Meta discusses the current state and outlook for open hardware for AI
Demand for AI hardware is on the rise with each passing year, and Meta has responded by expanding its clusters for training AI by a significant 16 times in 2023. This growth trend is expected to continue in the future. In addition to bolstering computing power, Meta recognizes the importance of increasing network capacity by over 10 times.
To keep pace with this rapid expansion, Meta is actively investing in open hardware. The company believes that embracing openness is the most efficient and effective approach. Meta states that investing in open hardware will not only maximize the potential of AI but also foster continuous innovation. As part of this commitment, Meta has unveiled three groundbreaking innovations including a cutting-edge open rack design, a new AI platform, and advanced network fabric and components.

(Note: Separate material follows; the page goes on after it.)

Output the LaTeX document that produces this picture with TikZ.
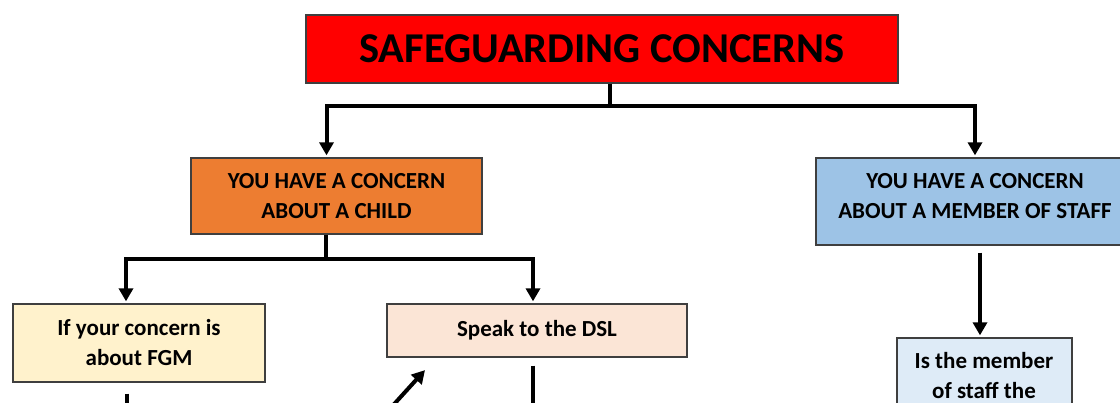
\documentclass[tikz,border=0pt]{standalone}
\usepackage{fontspec}
\setmainfont{Carlito}
\usetikzlibrary{arrows.meta}
\definecolor{tred}{HTML}{FF0000}
\definecolor{torange}{HTML}{ED7D31}
\definecolor{tyellow}{HTML}{FFF2CC}
\definecolor{tpeach}{HTML}{FBE5D6}
\definecolor{tblue}{HTML}{9DC3E6}
\definecolor{tlblue}{HTML}{DEEBF7}
\definecolor{boxline}{HTML}{3F3F3F}
\begin{document}
\begin{tikzpicture}[x=1pt,y=-1pt,
  box/.style={draw=boxline, line width=1.3pt, inner sep=0pt, align=center,
    font=\bfseries\fontsize{23}{30}\selectfont},
  txt/.style={inner sep=0pt, align=center, font=\bfseries\fontsize{23}{30}\selectfont},
  seg/.style={line width=4pt},
  conn/.style={line width=4pt, -{Triangle[length=13pt,width=14pt]}, shorten >=2pt}]
\useasboundingbox (0,0) rectangle (1120,403);
\fill[white] (0,0) rectangle (1120,403);
\clip (0,0) rectangle (1120,403);

\node[box, fill=tred, minimum width=592, minimum height=68,
  font=\bfseries\fontsize{42.5}{42.5}\selectfont] (title) at (602,49) {SAFEGUARDING CONCERNS};
\node[box, fill=torange, minimum width=291, minimum height=76] (child) at (336.5,196)
  {YOU HAVE A CONCERN\\ABOUT A CHILD};
\node[box, fill=tyellow, minimum width=252, minimum height=78] (fgm) at (139,343)
  {If your concern is\\about FGM};
\node[box, fill=tpeach, minimum width=300, minimum height=53] (dsl) at (537,330.5)
  {Speak to the DSL};
\node[box, fill=tblue, minimum width=318, minimum height=87] (staff) at (975,201.5) {};
\node[txt] (staffT) at (975,196.5) {YOU HAVE A CONCERN\\ABOUT A MEMBER OF STAFF};
\node[box, fill=tlblue, minimum width=175, minimum height=130] (member) at (984.5,403) {};
\node[txt] (memberT) at (984,375.5) {Is the member\\of staff the};

% title to both concerns
\draw[seg] ([xshift=8pt]title.south) -- ++(0,22) coordinate (j1);
\draw[conn] (j1) -| ([xshift=-10pt]child.north);
\draw[conn] (j1) -| (staff.north);

% child to fgm and dsl
\draw[seg] ([xshift=-11pt]child.south) -- ++(0,24) coordinate (j2);
\draw[conn] (j2) -| ([xshift=-13pt]fgm.north);
\draw[conn] (j2) -| ([xshift=-4pt]dsl.north);

% staff to member
\draw[conn, shorten <=7pt] ([xshift=5pt]staff.south) -- ([xshift=5pt]staff.south |- member.north);

% lines leaving the picture
\coordinate (fgmend) at (127,430);
\draw[seg, shorten <=11pt] (fgm.south -| fgmend) -- (fgmend);
\coordinate (dslend) at (533,430);
\draw[seg, shorten <=8pt] (dsl.south -| dslend) -- (dslend);
\coordinate (dtail) at (377,423);
\draw[conn] (dtail) -- ([xshift=40pt,yshift=-11pt]dsl.south west);
\end{tikzpicture}
\end{document}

Meta's 'Catalina' High-Performance Rack
Meta's high-performance rack, named 'Catalina,' is specifically designed for AI workloads. Catalina is equipped to support the latest NVIDIA GB200 Grace Blackwell superchip as of October 2024. With a power capacity of up to 140kW and features like liquid cooling, Catalina is poised to meet the escalating demands of AI infrastructure reliably. The rack's design emphasizes modularity, allowing users to customize it for specific AI workloads.
Meta's Next-Generation AI Platform 'Grand Teton'
Meta's next-generation AI platform, 'Grand Teton,' initially introduced in 2022, has undergone an update. Grand Teton is a comprehensive monolithic system that integrates power, control, computing, and fabric interfaces for seamless deployment and efficient scaling of large-scale AI inference workloads. The latest enhancements include support for the new AMD Instinct MI300X along with improvements in computing power, memory size, and network bandwidth.

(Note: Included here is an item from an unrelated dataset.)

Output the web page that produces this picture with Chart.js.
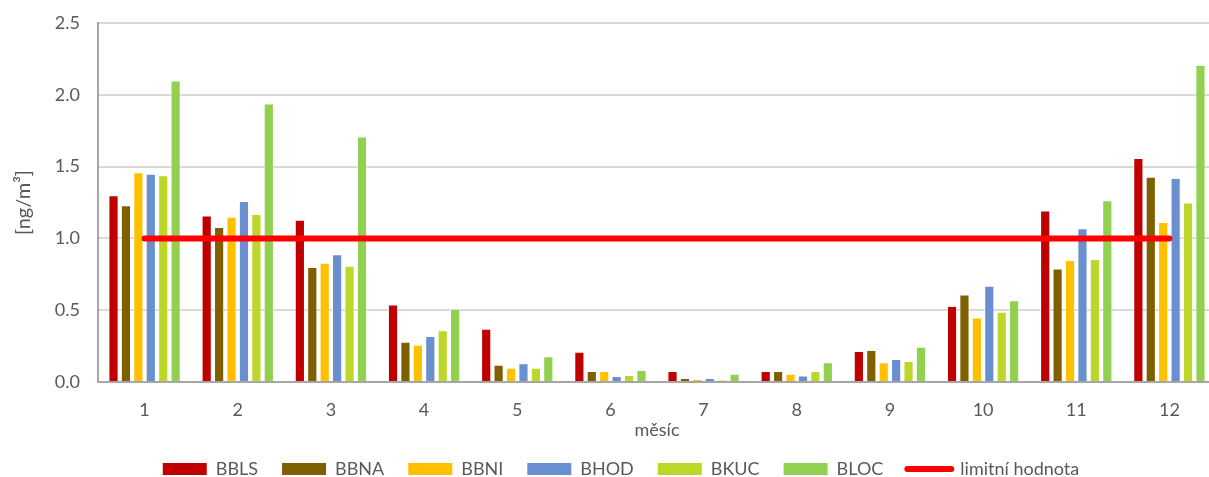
<!DOCTYPE html>
<html>
<head>
<meta charset="utf-8">
<script src="https://cdn.jsdelivr.net/npm/chart.js@4/dist/chart.umd.min.js"></script>
<style>
html,body{margin:0;padding:0;background:#fff;overflow:hidden;}
#wrap{width:1216px;height:477px;}
</style>
</head>
<body>
<div id="wrap"><canvas id="c" width="1216" height="477"></canvas></div>
<script>
const months = ['1','2','3','4','5','6','7','8','9','10','11','12'];
const BBLS = [1.30,1.16,1.13,0.54,0.37,0.21,0.077,0.077,0.216,0.53,1.195,1.56];
const BBNA = [1.23,1.08,0.80,0.28,0.12,0.077,0.028,0.077,0.223,0.61,0.79,1.43];
const BBNI = [1.46,1.15,0.83,0.26,0.10,0.077,0.021,0.058,0.137,0.45,0.85,1.115];
const BHOD = [1.45,1.26,0.89,0.32,0.13,0.042,0.028,0.045,0.16,0.67,1.07,1.42];
const BKUC = [1.44,1.17,0.81,0.36,0.10,0.049,0.014,0.077,0.146,0.49,0.857,1.25];
const BLOC = [2.10,1.94,1.71,0.51,0.18,0.084,0.058,0.137,0.246,0.57,1.265,2.21];
const LIMIT = [1,1,1,1,1,1,1,1,1,1,1,1];
const yTicks = [0,0.5,1.0,1.5,2.0,2.5];

const FONT = 'Lato, "Open Sans", sans-serif';
const grey = '#595959';

function bar(label, data, color){
  return {type:'bar', label, data, backgroundColor:color, borderColor:'rgba(255,255,255,0.7)', borderWidth:1, order:1};
}

const legendFit = {
  id:'legendFit',
  beforeLayout(chart){
    const lg = chart.legend;
    if (lg && !lg._patched){
      const f = lg.fit;
      lg.fit = function(){ f.call(this); this.height = 41; };
      lg._patched = true;
    }
  },
  afterLayout(chart){
    const lg = chart.legend;
    if (lg){ lg.left += 26; }
  }
};

new Chart(document.getElementById('c'), {
  type:'bar',
  plugins:[legendFit],
  data:{
    labels: months,
    datasets:[
      bar('BBLS', BBLS, '#C00000'),
      bar('BBNA', BBNA, '#7F6000'),
      bar('BBNI', BBNI, '#FFC000'),
      bar('BHOD', BHOD, '#6A8FD0'),
      bar('BKUC', BKUC, '#BDD62A'),
      bar('BLOC', BLOC, '#92D050'),
      {type:'line', label:'limitní hodnota', data:LIMIT, borderColor:'#FF0000', backgroundColor:'#FF0000',
       borderWidth:6, pointRadius:0, borderCapStyle:'round', order:0}
    ]
  },
  options:{
    responsive:false,
    animation:false,
    devicePixelRatio:1,
    layout:{padding:{left:0,right:0,top:23,bottom:0}},
    datasets:{bar:{categoryPercentage:0.8, barPercentage:0.82}},
    plugins:{
      tooltip:{enabled:false},
      legend:{
        position:'bottom',
        labels:{
          font:{family:FONT,size:18},
          color:grey,
          usePointStyle:true,
          pointStyleWidth:44,
          boxHeight:12,
          padding:24,
          sort:(a,b)=>a.datasetIndex-b.datasetIndex,
          generateLabels(chart){
            return chart.data.datasets.map((ds,i)=>{
              const isLine = ds.type==='line';
              return {
                text: ds.label,
                datasetIndex:i,
                fillStyle: ds.backgroundColor,
                strokeStyle: isLine ? ds.borderColor : ds.backgroundColor,
                lineWidth: isLine ? 6 : 0,
                lineCap: isLine ? 'round' : 'butt',
                pointStyle: isLine ? 'line' : 'rect',
                fontColor: grey,
                hidden:false
              };
            });
          }
        }
      }
    },
    scales:{
      x:{
        grid:{display:false, drawTicks:false},
        border:{display:true, color:'#A6A6A6', width:2},
        ticks:{font:{family:FONT,size:18}, color:grey, padding:17},
        title:{display:true, text:'měsíc', font:{family:FONT,size:18,lineHeight:0.6}, color:grey, padding:{top:0,bottom:0}},
        afterFit(scale){ scale.height = 54; }
      },
      y:{
        min:0, max:2.5,
        afterBuildTicks(scale){ scale.ticks = yTicks.map(v=>({value:v})); },
        grid:{color:'#D9D9D9', lineWidth:2, drawTicks:false},
        border:{display:true, color:'#A6A6A6', width:2},
        ticks:{font:{family:FONT,size:18}, color:grey, padding:18, callback:v=>Number(v).toFixed(1)},
        title:{display:true, text:'[ng/m³]', font:{family:FONT,size:20}, color:grey, padding:{top:12,bottom:0}},
        afterFit(scale){ scale.width = 98; scale.paddingTop = 0; scale.paddingBottom = 0; }
      }
    }
  }
});
</script>
</body>
</html>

Open, Vendor-Independent Network Backend
Meta has developed a vendor-independent network backend known as the Disaggregated Scheduled Fabric (DSF). This distributed network architecture aims to deliver scalable, high-performance networks to meet the demands of data-intensive applications such as AI and machine learning. Meta has introduced a new 51T fabric switch based on Broadcom and Cisco ASICs, along with a NIC module named FBNIC.
Furthermore, Meta is collaborating with Microsoft to promote open innovation. Together, they are working on a new distributed power rack called 'Mount Diablo,' which is designed to increase the number of AI accelerators per rack and represents a significant advancement in AI infrastructure.
Meta emphasizes the importance of open hardware frameworks in complementing open software frameworks to provide the high-performance, cost-effective, and adaptable infrastructure necessary for advancing AI. The company encourages participation in the Open Compute Project community to drive further innovation in this space.